**Problem statement**
Exactly the lines from the first line of the records to the line holding "import plotly.graph_objects as go" should be duplicated, and nothing more; pictures stay out.
+++++
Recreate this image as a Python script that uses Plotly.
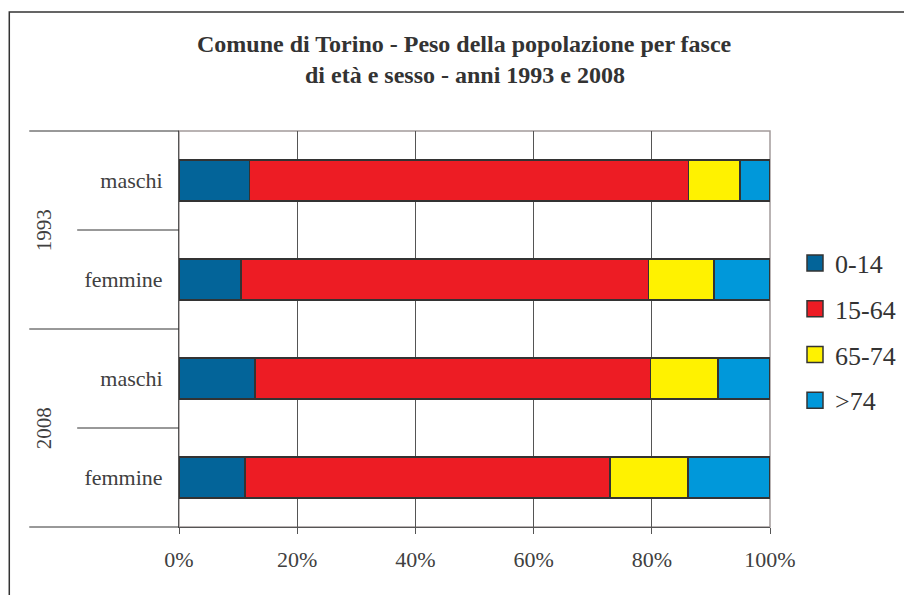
import plotly.graph_objects as go

# ---- data ----
years = ["1993", "1993", "2008", "2008"]
sexes = ["maschi", "femmine", "maschi", "femmine"]
age_groups = ["0-14", "15-64", "65-74", ">74"]
v_0_14 = [11.9, 10.5, 12.9, 11.2]
v_15_64 = [74.3, 68.9, 66.9, 61.7]
v_65_74 = [8.7, 11.1, 11.4, 13.2]
v_over74 = [5.1, 9.5, 8.8, 13.9]
x_ticks = [0, 20, 40, 60, 80, 100]
title_lines = ["Comune di Torino - Peso della popolazione per fasce",
               "di età e sesso - anni 1993 e 2008"]

series = [v_0_14, v_15_64, v_65_74, v_over74]
colors = ["#036499", "#ED1C24", "#FFF200", "#0098DA"]

# page has an 8px body margin: work in screen pixels and convert
OFF = 8
SW, SH = 912, 595
W, H = SW - OFF, SH - OFF
L, R, T, B = 179, 771, 131, 527          # screen px of plot area
pw, ph = R - L, B - T

def px_x(p):
    return (p - L) / pw

def px_y(p):
    return (B - p) / ph

FONT = "Liberation Serif, Times New Roman, serif"
ypos = list(range(len(sexes)))

fig = go.Figure()
for i, (name, vals) in enumerate(zip(age_groups, series)):
    fig.add_trace(go.Bar(
        y=ypos, x=vals, orientation="h", name=name, showlegend=False,
        marker=dict(color=colors[i], line=dict(color="#333333", width=1.5)),
        width=0.41,
        hovertemplate="%{x}%<extra>" + name + "</extra>",
    ))
# legend entries with larger square swatches
for i, name in enumerate(age_groups):
    fig.add_trace(go.Scatter(
        x=[None], y=[None], mode="markers", name=name, legendgroup=name,
        marker=dict(symbol="square", size=16, color=colors[i],
                    line=dict(color="#333333", width=1.5)),
        hoverinfo="skip",
    ))

fig.update_layout(
    width=W, height=H,
    margin=dict(l=L - OFF, r=W - (R - OFF), t=T - OFF, b=H - (B - OFF), pad=0),
    barmode="stack",
    plot_bgcolor="white", paper_bgcolor="white",
    font=dict(family=FONT, color="#404040"),
    showlegend=True,
    legend=dict(x=px_x(795), xanchor="left", y=px_y(332), yanchor="middle",
                font=dict(size=26, family=FONT, color="#333333"),
                tracegroupgap=9, bgcolor="rgba(0,0,0,0)", itemwidth=30),
    xaxis=dict(range=[0, 100], tickvals=x_ticks, ticktext=[f"{t}%" for t in x_ticks],
               showgrid=True, gridcolor="#555555", gridwidth=1,
               showline=True, linecolor="#555555", linewidth=1,
               ticks="outside", ticklen=6, tickcolor="#555555",
               ticklabelstandoff=7,
               tickfont=dict(size=22, family=FONT, color="#404040"),
               zeroline=False, fixedrange=True),
    yaxis=dict(range=[len(sexes) - 0.5, -0.5], tickvals=ypos, ticktext=sexes,
               showgrid=False, showline=True, linecolor="#555555", linewidth=1,
               ticks="", ticklabelstandoff=11,
               tickfont=dict(size=22, family=FONT, color="#404040"),
               zeroline=False, fixedrange=True),
)

shapes = []
# plot area border (light)
shapes.append(dict(type="rect", xref="paper", yref="paper", x0=0, x1=1, y0=0, y1=1,
                   line=dict(color="#A39A9A", width=1.5), layer="below"))
# outer chart frame (cut off at right/bottom)
shapes.append(dict(type="rect", xref="paper", yref="paper",
                   x0=px_x(9), x1=px_x(SW + 20), y0=px_y(SH + 20), y1=px_y(12),
                   line=dict(color="#333333", width=1.5)))
# category dividers
n = len(sexes)
for k in range(n + 1):
    yb = 1 - k / n
    x0 = px_x(29) if k % 2 == 0 else px_x(77)
    shapes.append(dict(type="line", xref="paper", yref="paper", x0=x0, x1=0, y0=yb, y1=yb,
                       line=dict(color="#333333", width=1)))
fig.update_layout(shapes=shapes)

annotations = []
# year labels
for g, yr in enumerate(sorted(set(years))):
    annotations.append(dict(text=yr, xref="paper", yref="paper", x=px_x(44),
                            y=1 - (2 * g + 1) / n, textangle=-90, showarrow=False,
                            font=dict(size=21, family=FONT, color="#404040"),
                            xanchor="center", yanchor="middle"))
# title
for j, (line, ypx) in enumerate(zip(title_lines, [44, 75])):
    annotations.append(dict(text="<b>" + line + "</b>", xref="paper", yref="paper",
                            x=px_x(465), y=px_y(ypx), showarrow=False,
                            font=dict(size=24, family=FONT, color="#333333"),
                            xanchor="center", yanchor="middle"))
fig.update_layout(annotations=annotations)

fig.write_html("out.html")
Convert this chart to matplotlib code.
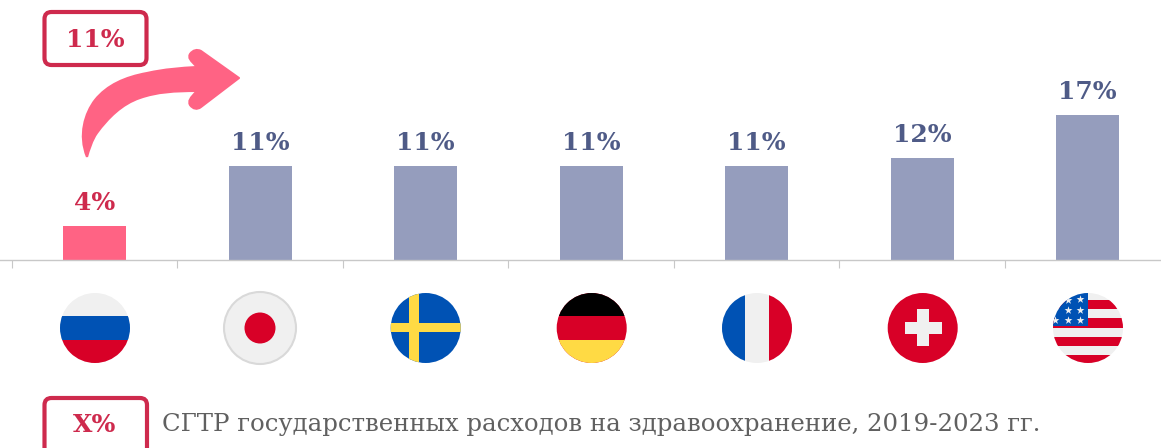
import numpy as np
import matplotlib
matplotlib.use('Agg')
import matplotlib.pyplot as plt
from matplotlib.patches import Circle, Rectangle, FancyBboxPatch, PathPatch
from matplotlib.path import Path

# Data
countries = ['Россия', 'Япония', 'Швеция', 'Германия', 'Франция', 'Швейцария', 'США']
values = [4, 11, 11, 11, 11, 12, 17]
value_labels = ['4%', '11%', '11%', '11%', '11%', '12%', '17%']
callout_label = '11%'
legend_label = 'X%'
legend_text = 'СГТР государственных расходов на здравоохранение, 2019-2023 гг.'

# Colours
PINK = '#FF6384'
BAR = '#959DBD'
DARK = '#4F5B87'
CRIMSON = '#CE2A4D'
GREY = '#606060'
F_BLUE = '#0052B4'
F_RED = '#D80027'
F_WHITE = '#F0F0F0'
F_YELLOW = '#FFDA44'

FONT = 'DejaVu Serif'
W, H = 1161, 448

fig = plt.figure(figsize=(W / 100, H / 100), dpi=100)

# Main axes, scaled so one category is 165.5 px and 1% is 8.5 px
ax = fig.add_axes([0, 0, 1, 1])
ax.set_xlim(-94.7 / 165.5, (W - 94.7) / 165.5)
ax.set_ylim(-(H - 260) / 8.5, 260 / 8.5)
ax.patch.set_alpha(0)
for s in ['top', 'left', 'right']:
    ax.spines[s].set_visible(False)
ax.spines['bottom'].set_position(('data', 0))
ax.spines['bottom'].set_color('#C8C8C8')
ax.spines['bottom'].set_linewidth(1.0)
ax.set_yticks([])
ax.set_xticks(np.arange(len(values)) - 0.5)
ax.set_xticklabels([])
ax.tick_params(axis='x', direction='out', length=5.8, width=0.8, color='#C8C8C8')

colors = [PINK] + [BAR] * 6
ax.bar(range(len(values)), values, width=63 / 165.5, color=colors, zorder=2)
for i, v in enumerate(values):
    ax.annotate(value_labels[i], (i, v), xytext=(0, 8), textcoords='offset points',
                ha='center', va='bottom', fontsize=18, fontweight='bold',
                family=FONT, color=CRIMSON if i == 0 else DARK)

# Overlay in pixel coordinates for the decoration
px = fig.add_axes([0, 0, 1, 1])
px.set_xlim(0, W)
px.set_ylim(H, 0)
px.axis('off')

# Arrow
verts = [
    (87, 157),
    (78, 135), (85, 113), (95, 100),
    (107, 85), (125, 77), (147, 73),
    (165, 69), (180, 68), (197, 67),
    (190, 60), (188, 58), (190, 54),
    (193, 50), (197, 49), (201, 51),
    (239, 78),
    (201, 107),
    (197, 110), (193, 109), (190, 105),
    (188, 101), (190, 98), (197, 91),
    (175, 91), (157, 92), (140, 98),
    (122, 104), (108, 118), (97, 133),
    (92, 140), (89, 150), (87, 157),
]
codes = [Path.MOVETO] + [Path.CURVE4] * 15 + [Path.LINETO] * 2 + [Path.CURVE4] * 15
px.add_patch(PathPatch(Path(verts, codes), facecolor=PINK, edgecolor=PINK,
                       linewidth=1.5, joinstyle='round', zorder=3))


def box(x0, y0, x1, y1):
    px.add_patch(FancyBboxPatch((x0 + 6, y0 + 6), x1 - x0 - 12, y1 - y0 - 12,
                                boxstyle='round,pad=6,rounding_size=7',
                                facecolor='white', edgecolor=CRIMSON, linewidth=3, zorder=4))


box(44.5, 12, 146.5, 65)
px.text(95.5, 40, callout_label, ha='center', va='center', fontsize=18,
        fontweight='bold', family=FONT, color=CRIMSON, zorder=5)
box(44.5, 398, 147, 456)
px.text(94.5, 425.5, legend_label, ha='center', va='center', fontsize=18,
        fontweight='bold', family=FONT, color=CRIMSON, zorder=5)
px.text(161.5, 425, legend_text, ha='left', va='center', fontsize=17.55,
        family=FONT, color=GREY, zorder=5)


# Flags
CY = 328
R = 35


def flag_disc(cx, color=F_WHITE):
    clip = Circle((cx, CY), R, transform=px.transData, facecolor=color, edgecolor='none', zorder=3)
    px.add_patch(clip)
    return clip


def stripe(x, y, w, h, color, clip):
    r = Rectangle((x, y), w, h, facecolor=color, edgecolor='none', zorder=3.5)
    px.add_patch(r)
    r.set_clip_path(clip)


# Russia
c = flag_disc(95)
stripe(60, 316, 70, 24, F_BLUE, c)
stripe(60, 340, 70, 24, F_RED, c)

# Japan
px.add_patch(Circle((260, CY), 36, facecolor=F_WHITE, edgecolor='#D9D9D9', linewidth=1.5, zorder=3))
px.add_patch(Circle((260, CY), 15.5, facecolor=F_RED, edgecolor='none', zorder=3.5))

# Sweden
c = flag_disc(425.7, F_BLUE)
stripe(409, 293, 9.5, 70, F_YELLOW, c)
stripe(390, 323, 71, 9.5, F_YELLOW, c)

# Germany
c = flag_disc(591.7, F_RED)
stripe(556, 293, 71, 23.5, '#000000', c)
stripe(556, 340, 71, 24, F_YELLOW, c)

# France
c = flag_disc(757)
stripe(722, 293, 23, 70, F_BLUE, c)
stripe(769, 293, 23, 70, F_RED, c)

# Switzerland
c = flag_disc(922.7, F_RED)
stripe(904.5, 322, 37, 12, F_WHITE, c)
stripe(916.7, 309.5, 12, 37, F_WHITE, c)

# USA
c = flag_disc(1088)
for y0, y1 in [(300, 309.5), (318, 328), (337, 346), (355, 364)]:
    stripe(1053, y0, 71, y1 - y0, F_RED, c)
stripe(1053, 293, 35, 33.5, F_BLUE, c)
for sx, sy in [(1080, 299.5), (1067.7, 300), (1080, 310), (1067.7, 310),
               (1080, 320), (1067.7, 320), (1055, 320)]:
    star = px.scatter([sx], [sy], marker='*', s=36, color=F_WHITE, linewidths=0, zorder=3.7)
    star.set_clip_path(c)

fig.savefig('out.png', dpi=100)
+++++
**Result for this exercise**
Recreate this image as a Python script that uses Plotly.
import plotly.graph_objects as go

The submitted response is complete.